| Source material |

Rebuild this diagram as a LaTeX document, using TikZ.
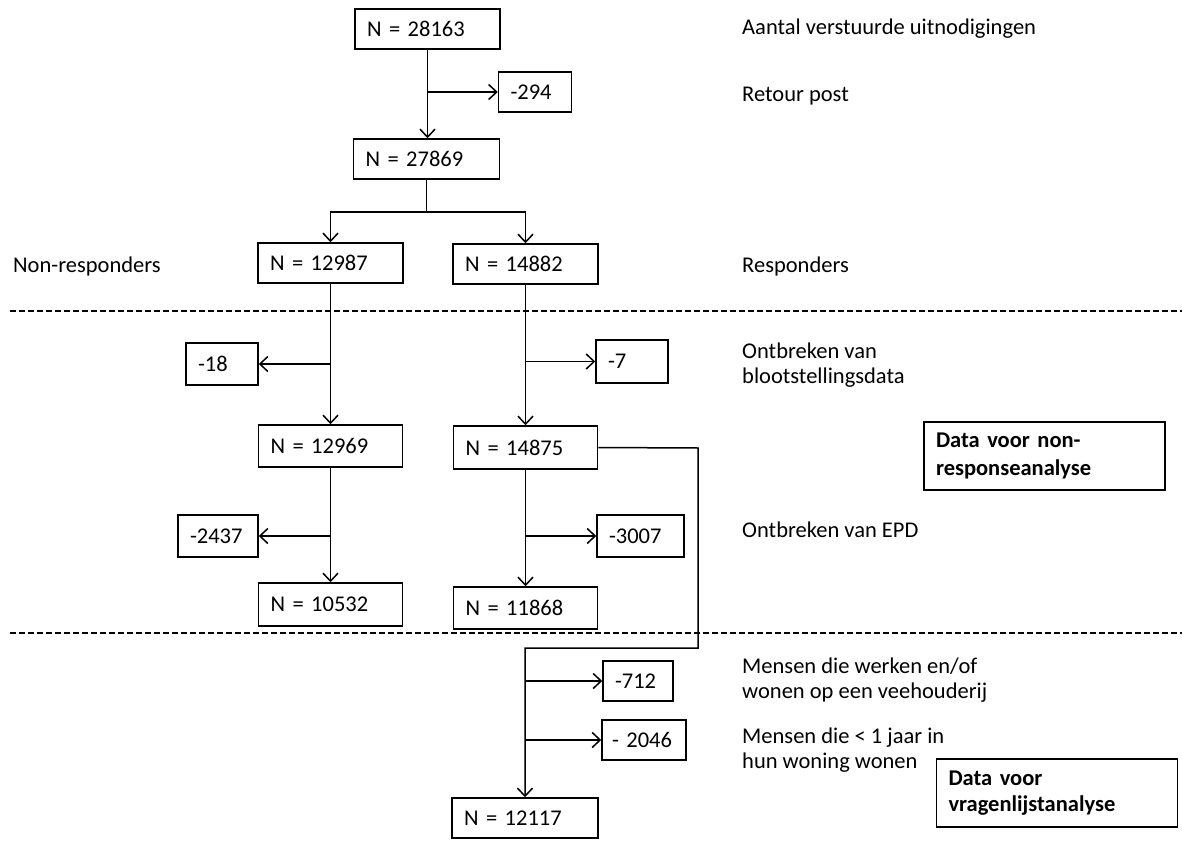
\documentclass[tikz,border=0pt]{standalone}
\usepackage{fontspec}
\setmainfont{Carlito}
\usetikzlibrary{arrows.meta}
\begin{document}
\begin{tikzpicture}[x=1pt,y=-1pt,
  font=\fontsize{22.5}{25}\selectfont,
  bx/.style={draw, line width=1.5pt, inner xsep=12pt, inner ysep=0pt, align=left, minimum height=40pt},
  lbl/.style={anchor=west, inner sep=0pt, align=left},
  arr/.style={line width=1.5pt, -{Straight Barb[length=8pt,width=15pt,line width=1.5pt]}},
  ln/.style={line width=1.5pt},
  sep/.style={line width=1.5pt, dash pattern=on 6pt off 3pt}]
\useasboundingbox (0,0) rectangle (1182,845);
% boxes
\node[bx, text width=121pt] (n1) at (427.5,29) {N = 28163};
\node[bx, text width=49pt] (m294) at (535,92) {-294};
\node[bx, text width=122pt] (n2) at (426.5,159) {N = 27869};
\node[bx, text width=121pt] (nr) at (330.5,263) {N = 12987};
\node[bx, text width=121pt] (rs) at (525.5,264) {N = 14882};
\node[bx, text width=48pt, minimum height=42pt] (m18) at (222,364) {-18};
\node[bx, text width=48pt, minimum height=43pt] (m7) at (632,361.5) {-7};
\node[bx, text width=120pt, minimum height=42pt] (l1) at (330.5,446) {N = 12969};
\node[bx, text width=120pt, minimum height=43pt] (r1) at (525.5,447.5) {N = 14875};
\node[bx, text width=56pt, minimum height=42pt] (m2437) at (218,536) {-2437};
\node[bx, text width=63pt, minimum height=42pt] (m3007) at (640.5,536) {-3007};
\node[bx, text width=120pt, minimum height=43pt] (l2) at (330.5,604.5) {N = 10532};
\node[bx, text width=120pt, minimum height=42pt] (r2) at (525.5,608) {N = 11868};
\node[bx, text width=46pt] (m712) at (638,681) {-712};
\node[bx, text width=64pt, inner xsep=10pt] (m2046) at (644,740) {\mbox{- 2046}};
\node[bx, text width=122pt] (fin) at (525,818) {N = 12117};
\node[bx, text width=217pt, minimum height=68pt, font=\fontsize{22.5}{28}\selectfont\bfseries] (d1) at (1044.5,456) {Data voor non-\\responseanalyse};
\node[bx, text width=217pt, minimum height=68pt, font=\fontsize{22.5}{26}\selectfont\bfseries] (d2) at (1057,793) {Data voor\\vragenlijstanalyse};
% labels
\node[lbl] (t1) at (742,29) {Aantal verstuurde uitnodigingen};
\node[lbl] (t2) at (742,96) {Retour post};
\node[lbl] (t3) at (13,266) {Non-responders};
\node[lbl] (t4) at (742,266) {Responders};
\node[lbl] (t5) at (742,365.5) {Ontbreken van\\blootstellingsdata};
\node[lbl] (t6) at (742,530) {Ontbreken van EPD};
\node[lbl] (t7) at (742,680.5) {Mensen die werken en/of\\wonen op een veehouderij};
\node[lbl] (t8) at (742,750.5) {Mensen die < 1 jaar in\\hun woning wonen};
% separators
\coordinate (s1a) at (10,311); \coordinate (s1b) at (1182,311);
\coordinate (s2a) at (10,633); \coordinate (s2b) at (1182,633);
\draw[sep] (s1a) -- (s1b);
\draw[sep] (s2a) -- (s2b);
% connectors
\draw[arr] (n1.south) -- (n1.south |- n2.north);
\draw[arr] (n1.south |- m294.west) -- (m294.west);
\coordinate (split) at (426.5,212);
\draw[ln] (n2.south) -- (split);
\draw[arr] (split) -| (nr.north);
\draw[arr] (split) -| (rs.north);
\draw[arr] (nr.south) -- (l1.north);
\draw[arr] (nr.south |- m18.east) -- (m18.east);
\draw[arr] (rs.south) -- (r1.north);
\draw[arr] (rs.south |- m7.west) -- (m7.west);
\draw[arr] (l1.south) -- (l2.north);
\draw[arr] (l1.south |- m2437.east) -- (m2437.east);
\draw[arr] (r1.south) -- (r2.north);
\draw[arr] (r1.south |- m3007.west) -- (m3007.west);
\coordinate (c1) at (698,448);
\coordinate (c2) at (698,648);
\draw[arr] (r1.east) -- (c1) -- (c2) -| (fin.north);
\draw[arr] (fin.north |- m712.west) -- (m712.west);
\draw[arr] (fin.north |- m2046.west) -- (m2046.west);
\end{tikzpicture}
\end{document}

| Exercise |
Leave out the pictures and reproduce the rest of the listing exactly.

| Final result |
Rebuild this diagram as a LaTeX document, using TikZ.
\documentclass[tikz,border=0pt]{standalone}
\usepackage{fontspec}
\setmainfont{Carlito}
\usetikzlibrary{arrows.meta}
\begin{document}
\begin{tikzpicture}[x=1pt,y=-1pt,
  font=\fontsize{22.5}{25}\selectfont,
  bx/.style={draw, line width=1.5pt, inner xsep=12pt, inner ysep=0pt, align=left, minimum height=40pt},
  lbl/.style={anchor=west, inner sep=0pt, align=left},
  arr/.style={line width=1.5pt, -{Straight Barb[length=8pt,width=15pt,line width=1.5pt]}},
  ln/.style={line width=1.5pt},
  sep/.style={line width=1.5pt, dash pattern=on 6pt off 3pt}]
\useasboundingbox (0,0) rectangle (1182,845);
% boxes
\node[bx, text width=121pt] (n1) at (427.5,29) {N = 28163};
\node[bx, text width=49pt] (m294) at (535,92) {-294};
\node[bx, text width=122pt] (n2) at (426.5,159) {N = 27869};
\node[bx, text width=121pt] (nr) at (330.5,263) {N = 12987};
\node[bx, text width=121pt] (rs) at (525.5,264) {N = 14882};
\node[bx, text width=48pt, minimum height=42pt] (m18) at (222,364) {-18};
\node[bx, text width=48pt, minimum height=43pt] (m7) at (632,361.5) {-7};
\node[bx, text width=120pt, minimum height=42pt] (l1) at (330.5,446) {N = 12969};
\node[bx, text width=120pt, minimum height=43pt] (r1) at (525.5,447.5) {N = 14875};
\node[bx, text width=56pt, minimum height=42pt] (m2437) at (218,536) {-2437};
\node[bx, text width=63pt, minimum height=42pt] (m3007) at (640.5,536) {-3007};
\node[bx, text width=120pt, minimum height=43pt] (l2) at (330.5,604.5) {N = 10532};
\node[bx, text width=120pt, minimum height=42pt] (r2) at (525.5,608) {N = 11868};
\node[bx, text width=46pt] (m712) at (638,681) {-712};
\node[bx, text width=64pt, inner xsep=10pt] (m2046) at (644,740) {\mbox{- 2046}};
\node[bx, text width=122pt] (fin) at (525,818) {N = 12117};
\node[bx, text width=217pt, minimum height=68pt, font=\fontsize{22.5}{28}\selectfont\bfseries] (d1) at (1044.5,456) {Data voor non-\\responseanalyse};
\node[bx, text width=217pt, minimum height=68pt, font=\fontsize{22.5}{26}\selectfont\bfseries] (d2) at (1057,793) {Data voor\\vragenlijstanalyse};
% labels
\node[lbl] (t1) at (742,29) {Aantal verstuurde uitnodigingen};
\node[lbl] (t2) at (742,96) {Retour post};
\node[lbl] (t3) at (13,266) {Non-responders};
\node[lbl] (t4) at (742,266) {Responders};
\node[lbl] (t5) at (742,365.5) {Ontbreken van\\blootstellingsdata};
\node[lbl] (t6) at (742,530) {Ontbreken van EPD};
\node[lbl] (t7) at (742,680.5) {Mensen die werken en/of\\wonen op een veehouderij};
\node[lbl] (t8) at (742,750.5) {Mensen die < 1 jaar in\\hun woning wonen};
% separators
\coordinate (s1a) at (10,311); \coordinate (s1b) at (1182,311);
\coordinate (s2a) at (10,633); \coordinate (s2b) at (1182,633);
\draw[sep] (s1a) -- (s1b);
\draw[sep] (s2a) -- (s2b);
% connectors
\draw[arr] (n1.south) -- (n1.south |- n2.north);
\draw[arr] (n1.south |- m294.west) -- (m294.west);
\coordinate (split) at (426.5,212);
\draw[ln] (n2.south) -- (split);
\draw[arr] (split) -| (nr.north);
\draw[arr] (split) -| (rs.north);
\draw[arr] (nr.south) -- (l1.north);
\draw[arr] (nr.south |- m18.east) -- (m18.east);
\draw[arr] (rs.south) -- (r1.north);
\draw[arr] (rs.south |- m7.west) -- (m7.west);
\draw[arr] (l1.south) -- (l2.north);
\draw[arr] (l1.south |- m2437.east) -- (m2437.east);
\draw[arr] (r1.south) -- (r2.north);
\draw[arr] (r1.south |- m3007.west) -- (m3007.west);
\coordinate (c1) at (698,448);
\coordinate (c2) at (698,648);
\draw[arr] (r1.east) -- (c1) -- (c2) -| (fin.north);
\draw[arr] (fin.north |- m712.west) -- (m712.west);
\draw[arr] (fin.north |- m2046.west) -- (m2046.west);
\end{tikzpicture}
\end{document}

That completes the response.